Keep only the lines from the top of the listing through the one with "(servers) at (565,-22)", and reproduce them unaltered.

>> Begin DATA EXCERPT

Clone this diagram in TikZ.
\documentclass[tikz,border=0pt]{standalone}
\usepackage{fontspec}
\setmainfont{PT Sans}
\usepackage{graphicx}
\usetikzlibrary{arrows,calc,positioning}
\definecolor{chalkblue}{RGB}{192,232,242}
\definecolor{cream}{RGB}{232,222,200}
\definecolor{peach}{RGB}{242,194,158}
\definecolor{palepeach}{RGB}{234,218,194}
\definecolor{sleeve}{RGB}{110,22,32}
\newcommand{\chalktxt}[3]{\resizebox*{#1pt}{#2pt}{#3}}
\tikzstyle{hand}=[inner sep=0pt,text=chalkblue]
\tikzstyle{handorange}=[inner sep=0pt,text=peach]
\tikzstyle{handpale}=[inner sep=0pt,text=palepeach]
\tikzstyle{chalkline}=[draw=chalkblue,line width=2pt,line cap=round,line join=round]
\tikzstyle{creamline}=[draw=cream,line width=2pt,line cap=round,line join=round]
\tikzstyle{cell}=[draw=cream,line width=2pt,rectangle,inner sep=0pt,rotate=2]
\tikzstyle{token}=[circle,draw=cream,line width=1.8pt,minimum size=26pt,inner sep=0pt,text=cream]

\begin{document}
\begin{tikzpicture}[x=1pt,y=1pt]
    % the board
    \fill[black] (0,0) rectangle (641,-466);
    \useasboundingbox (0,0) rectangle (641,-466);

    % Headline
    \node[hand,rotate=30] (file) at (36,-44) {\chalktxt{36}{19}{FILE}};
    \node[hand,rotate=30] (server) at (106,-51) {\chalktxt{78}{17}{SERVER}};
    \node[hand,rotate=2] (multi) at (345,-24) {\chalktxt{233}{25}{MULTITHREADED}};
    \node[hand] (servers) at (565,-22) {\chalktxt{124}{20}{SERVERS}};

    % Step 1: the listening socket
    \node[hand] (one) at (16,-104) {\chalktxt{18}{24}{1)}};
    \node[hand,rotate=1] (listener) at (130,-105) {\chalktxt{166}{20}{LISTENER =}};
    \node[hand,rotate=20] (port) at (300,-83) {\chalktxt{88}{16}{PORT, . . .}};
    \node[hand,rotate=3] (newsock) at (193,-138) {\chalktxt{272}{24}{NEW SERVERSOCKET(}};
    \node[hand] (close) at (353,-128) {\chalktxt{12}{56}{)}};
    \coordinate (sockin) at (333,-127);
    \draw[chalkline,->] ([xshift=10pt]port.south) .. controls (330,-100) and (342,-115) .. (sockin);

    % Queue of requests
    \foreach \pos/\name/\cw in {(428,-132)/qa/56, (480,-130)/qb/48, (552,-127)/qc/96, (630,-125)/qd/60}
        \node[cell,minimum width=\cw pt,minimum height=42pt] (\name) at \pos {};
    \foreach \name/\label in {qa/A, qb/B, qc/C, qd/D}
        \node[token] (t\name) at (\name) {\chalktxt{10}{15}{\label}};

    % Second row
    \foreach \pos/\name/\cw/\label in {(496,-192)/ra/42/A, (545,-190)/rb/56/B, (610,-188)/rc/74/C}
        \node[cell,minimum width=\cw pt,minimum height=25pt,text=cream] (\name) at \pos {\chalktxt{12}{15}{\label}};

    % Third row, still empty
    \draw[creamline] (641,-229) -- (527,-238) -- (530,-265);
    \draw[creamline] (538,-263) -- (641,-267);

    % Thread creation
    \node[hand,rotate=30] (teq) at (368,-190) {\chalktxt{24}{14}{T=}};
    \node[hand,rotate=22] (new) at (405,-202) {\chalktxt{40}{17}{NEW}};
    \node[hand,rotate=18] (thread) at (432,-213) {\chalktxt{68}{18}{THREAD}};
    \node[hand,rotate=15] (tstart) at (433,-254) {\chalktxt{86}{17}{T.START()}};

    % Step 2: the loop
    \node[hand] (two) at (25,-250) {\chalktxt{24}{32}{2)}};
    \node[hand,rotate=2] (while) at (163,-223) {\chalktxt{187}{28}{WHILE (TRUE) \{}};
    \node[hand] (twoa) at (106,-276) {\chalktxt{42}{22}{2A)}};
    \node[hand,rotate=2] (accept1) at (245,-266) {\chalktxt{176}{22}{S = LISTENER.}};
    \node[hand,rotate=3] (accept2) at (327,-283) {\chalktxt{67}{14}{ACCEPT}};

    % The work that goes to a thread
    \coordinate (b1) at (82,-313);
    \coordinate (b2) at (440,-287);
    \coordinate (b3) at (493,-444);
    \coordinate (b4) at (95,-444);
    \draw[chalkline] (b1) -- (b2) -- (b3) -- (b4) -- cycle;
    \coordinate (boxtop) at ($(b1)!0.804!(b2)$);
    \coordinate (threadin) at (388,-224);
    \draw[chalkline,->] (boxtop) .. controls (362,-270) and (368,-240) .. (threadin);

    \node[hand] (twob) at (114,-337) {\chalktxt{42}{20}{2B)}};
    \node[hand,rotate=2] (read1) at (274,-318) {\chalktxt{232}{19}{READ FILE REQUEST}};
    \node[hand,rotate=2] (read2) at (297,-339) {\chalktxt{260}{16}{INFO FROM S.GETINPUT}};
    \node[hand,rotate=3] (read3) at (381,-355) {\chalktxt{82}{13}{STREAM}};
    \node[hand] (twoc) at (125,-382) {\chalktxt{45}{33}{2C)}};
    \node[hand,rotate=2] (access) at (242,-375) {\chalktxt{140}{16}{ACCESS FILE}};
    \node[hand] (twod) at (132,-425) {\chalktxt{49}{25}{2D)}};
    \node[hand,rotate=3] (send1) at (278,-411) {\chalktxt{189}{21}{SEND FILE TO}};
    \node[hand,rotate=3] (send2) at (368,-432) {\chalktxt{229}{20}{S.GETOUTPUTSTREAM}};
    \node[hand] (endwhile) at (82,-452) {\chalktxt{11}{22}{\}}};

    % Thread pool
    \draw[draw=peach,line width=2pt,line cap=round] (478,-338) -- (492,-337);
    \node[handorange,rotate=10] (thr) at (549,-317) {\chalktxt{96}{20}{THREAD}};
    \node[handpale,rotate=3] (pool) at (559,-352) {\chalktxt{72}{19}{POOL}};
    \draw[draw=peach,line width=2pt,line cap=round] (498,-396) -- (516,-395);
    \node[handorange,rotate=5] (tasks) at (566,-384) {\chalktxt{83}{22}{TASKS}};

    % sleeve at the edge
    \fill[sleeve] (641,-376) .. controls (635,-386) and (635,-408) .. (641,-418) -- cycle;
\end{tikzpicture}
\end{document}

>> End DATA EXCERPT

WRITTEN RESPONSE:
Clone this diagram in TikZ.
\documentclass[tikz,border=0pt]{standalone}
\usepackage{fontspec}
\setmainfont{PT Sans}
\usepackage{graphicx}
\usetikzlibrary{arrows,calc,positioning}
\definecolor{chalkblue}{RGB}{192,232,242}
\definecolor{cream}{RGB}{232,222,200}
\definecolor{peach}{RGB}{242,194,158}
\definecolor{palepeach}{RGB}{234,218,194}
\definecolor{sleeve}{RGB}{110,22,32}
\newcommand{\chalktxt}[3]{\resizebox*{#1pt}{#2pt}{#3}}
\tikzstyle{hand}=[inner sep=0pt,text=chalkblue]
\tikzstyle{handorange}=[inner sep=0pt,text=peach]
\tikzstyle{handpale}=[inner sep=0pt,text=palepeach]
\tikzstyle{chalkline}=[draw=chalkblue,line width=2pt,line cap=round,line join=round]
\tikzstyle{creamline}=[draw=cream,line width=2pt,line cap=round,line join=round]
\tikzstyle{cell}=[draw=cream,line width=2pt,rectangle,inner sep=0pt,rotate=2]
\tikzstyle{token}=[circle,draw=cream,line width=1.8pt,minimum size=26pt,inner sep=0pt,text=cream]

\begin{document}
\begin{tikzpicture}[x=1pt,y=1pt]
    % the board
    \fill[black] (0,0) rectangle (641,-466);
    \useasboundingbox (0,0) rectangle (641,-466);

    % Headline
    \node[hand,rotate=30] (file) at (36,-44) {\chalktxt{36}{19}{FILE}};
    \node[hand,rotate=30] (server) at (106,-51) {\chalktxt{78}{17}{SERVER}};
    \node[hand,rotate=2] (multi) at (345,-24) {\chalktxt{233}{25}{MULTITHREADED}};
    \node[hand] (servers) at (565,-22) {\chalktxt{124}{20}{SERVERS}};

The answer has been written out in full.